А воронка, между тем, продолжала зиять, завораживая своими лиловыми завихрениями.
"Какая она красивая, – думала Алина, встав на край моста и начиная раскачиваться. – Здесь, в этой проклятой Зоне, все какое-то особенно серое, безрадостное… Люди, дома, деревья, небо – все слилось в единую тошнотворную массу. Как будто ярких красок на свете вообще нет. Не за что глазу зацепиться… Но главная серость, главная гадость – вон она, в реке отражается, качается стоит. А воронка – как большой волшебный цветок… Она поможет мне, она очистит меня…".
На концерт в мухловском ДК Алина забрела случайно, где-то в глубине души надеясь усыпить змею самокопания, которая сидела в ней уже более двух недель и ежеминутно грызла ее изнутри.
Музыка (особенно в виде бренчания на акустической гитаре) ее не интересовала и даже еще больше угнетала. Тексты про вакцину-медицину не только казались ей примитивными – они вызывали дополнительные душевные страдания, заставляя вспоминать о благополучном прошлом, о родных и близких людях, с которыми уже никогда нельзя будет увидеться.
Алина собралась было развернуться, чтобы уйти, но тут ее взгляд упал на бренчащего и воющего про вакцину исполнителя, в котором она с удивлением узнала Ивана – единственного человека, которого она здесь, в Зоне, хотя бы знала.
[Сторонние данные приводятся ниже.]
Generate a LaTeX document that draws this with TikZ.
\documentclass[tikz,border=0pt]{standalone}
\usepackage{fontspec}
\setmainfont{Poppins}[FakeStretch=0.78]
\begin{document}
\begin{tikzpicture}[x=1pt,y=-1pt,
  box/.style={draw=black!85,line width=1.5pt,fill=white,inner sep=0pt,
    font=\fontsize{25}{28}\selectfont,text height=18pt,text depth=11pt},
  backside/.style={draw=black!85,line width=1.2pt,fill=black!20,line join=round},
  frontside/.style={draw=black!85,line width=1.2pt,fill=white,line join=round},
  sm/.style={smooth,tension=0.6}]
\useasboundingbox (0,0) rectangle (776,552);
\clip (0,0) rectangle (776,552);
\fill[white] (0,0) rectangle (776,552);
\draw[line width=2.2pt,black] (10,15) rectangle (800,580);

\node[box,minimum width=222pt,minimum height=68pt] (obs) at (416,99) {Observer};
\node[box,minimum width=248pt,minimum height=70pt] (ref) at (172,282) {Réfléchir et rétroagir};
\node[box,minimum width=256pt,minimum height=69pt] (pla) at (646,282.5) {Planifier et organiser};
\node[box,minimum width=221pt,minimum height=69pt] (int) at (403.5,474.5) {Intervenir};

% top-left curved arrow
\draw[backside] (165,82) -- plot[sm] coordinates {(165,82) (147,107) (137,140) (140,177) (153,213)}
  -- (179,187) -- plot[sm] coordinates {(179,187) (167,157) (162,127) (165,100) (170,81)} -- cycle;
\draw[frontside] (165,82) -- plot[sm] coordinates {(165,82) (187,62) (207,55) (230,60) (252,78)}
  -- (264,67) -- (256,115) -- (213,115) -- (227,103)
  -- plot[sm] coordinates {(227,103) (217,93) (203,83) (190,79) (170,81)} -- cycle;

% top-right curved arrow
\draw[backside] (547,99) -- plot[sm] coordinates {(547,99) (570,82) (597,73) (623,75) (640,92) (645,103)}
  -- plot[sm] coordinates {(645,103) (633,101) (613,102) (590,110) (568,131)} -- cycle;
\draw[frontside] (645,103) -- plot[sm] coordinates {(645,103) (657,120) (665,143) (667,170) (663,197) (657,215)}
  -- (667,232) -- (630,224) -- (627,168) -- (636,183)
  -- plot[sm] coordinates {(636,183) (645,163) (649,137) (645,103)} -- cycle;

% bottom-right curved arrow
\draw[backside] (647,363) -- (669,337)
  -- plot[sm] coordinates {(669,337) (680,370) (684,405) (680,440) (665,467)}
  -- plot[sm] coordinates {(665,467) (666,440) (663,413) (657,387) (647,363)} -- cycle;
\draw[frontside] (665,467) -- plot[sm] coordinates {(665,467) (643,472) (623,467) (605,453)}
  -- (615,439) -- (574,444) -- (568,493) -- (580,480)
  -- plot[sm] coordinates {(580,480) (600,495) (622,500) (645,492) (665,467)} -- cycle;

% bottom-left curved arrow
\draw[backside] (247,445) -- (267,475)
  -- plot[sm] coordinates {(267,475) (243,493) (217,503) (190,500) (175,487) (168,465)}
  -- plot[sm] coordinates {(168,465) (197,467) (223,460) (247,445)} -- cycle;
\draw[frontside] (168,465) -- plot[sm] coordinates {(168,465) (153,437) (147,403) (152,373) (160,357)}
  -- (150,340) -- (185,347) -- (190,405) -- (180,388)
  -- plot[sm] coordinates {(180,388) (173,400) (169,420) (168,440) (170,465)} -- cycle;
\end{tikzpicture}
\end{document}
Их глаза встретились.
Девушке подумалось, что теперь хоть кому-нибудь она сможет рассказать о чувстве тревоги, о бессмысленности своей никчемной жизни, о беспросветном одиночестве и об аборте, который она сделала несколько лет назад. Она заставила себя скорчить улыбку – и пару раз улыбнулась чуть позже, чтобы Уд не подумал, что ей не нравится его бренчанье. Даже головой подергала в некоторых особо громких местах – хоть и чувствовала себя мухой, трепыхающейся в серой пыльной паутине.
Алина с трудом отыскала за кулисами гримерку, но Удаленкин был занят разговором с каким-то разгорячившемся мясистым существом.
"Он даже не посмотрел на меня, – вспоминала девушка, раскачиваясь на мосту. – Как будто я пустое место. Впрочем, почему как будто? Я и есть пустое место. Грязное, тупое пустое место. Мне незачем жить".
Она сильно качнулась в последний раз, зажмурилась… И была беспардонно вздернута за шиворот чьей-то крепкой рукой.
– Еще одна, – злобно проворчал Сэм, оттаскивая слабо упирающуюся блондину от края мостовой обочины. – Да сколько ж вас… Надоело уже вас всех выдергивать, пропади вы пропадом…
– А и не выдергивайте, – прохрипела Алина. – Какое вам дело вообще? Отпустите. Пустите! Все равно я сделаю.
– Дура. Выпал хмурый день – и она все уже, раскисла. А сколько солнечных-то будет, сколько людей хороших встретишь… Ты вон какая смазливая – помыться бы вот только с мылом не помешает. Жить еще да жить! На, пей до дна.
Алина уже не сопротивлялась. Она безропотно взяла стакан и залпом выпила то, что Сэм называл "эликсиром".
Нет, рвотного рефлекса у нее не возникло. Но гортань сильно сдавило – так, что впустить в легкие воздух получилось с трудом и не сразу. Мгновенно сначала грудь, а потом и все тело без остатка захлестнула мощная горячая волна. В голове слегка зашумело – и неожиданно этот шум превратился в ту заводную рок-н-ролльную мелодию, под которую посетители ДК особо страстно трясли головами. Теперь эта музыка, вызывавшая у Алины легкое отвращение, казалась ей как минимум интересной. Девушка удивленно посмотрела на Сэма – и ей впервые за все время пребывания в Зоне захотелось отдаться.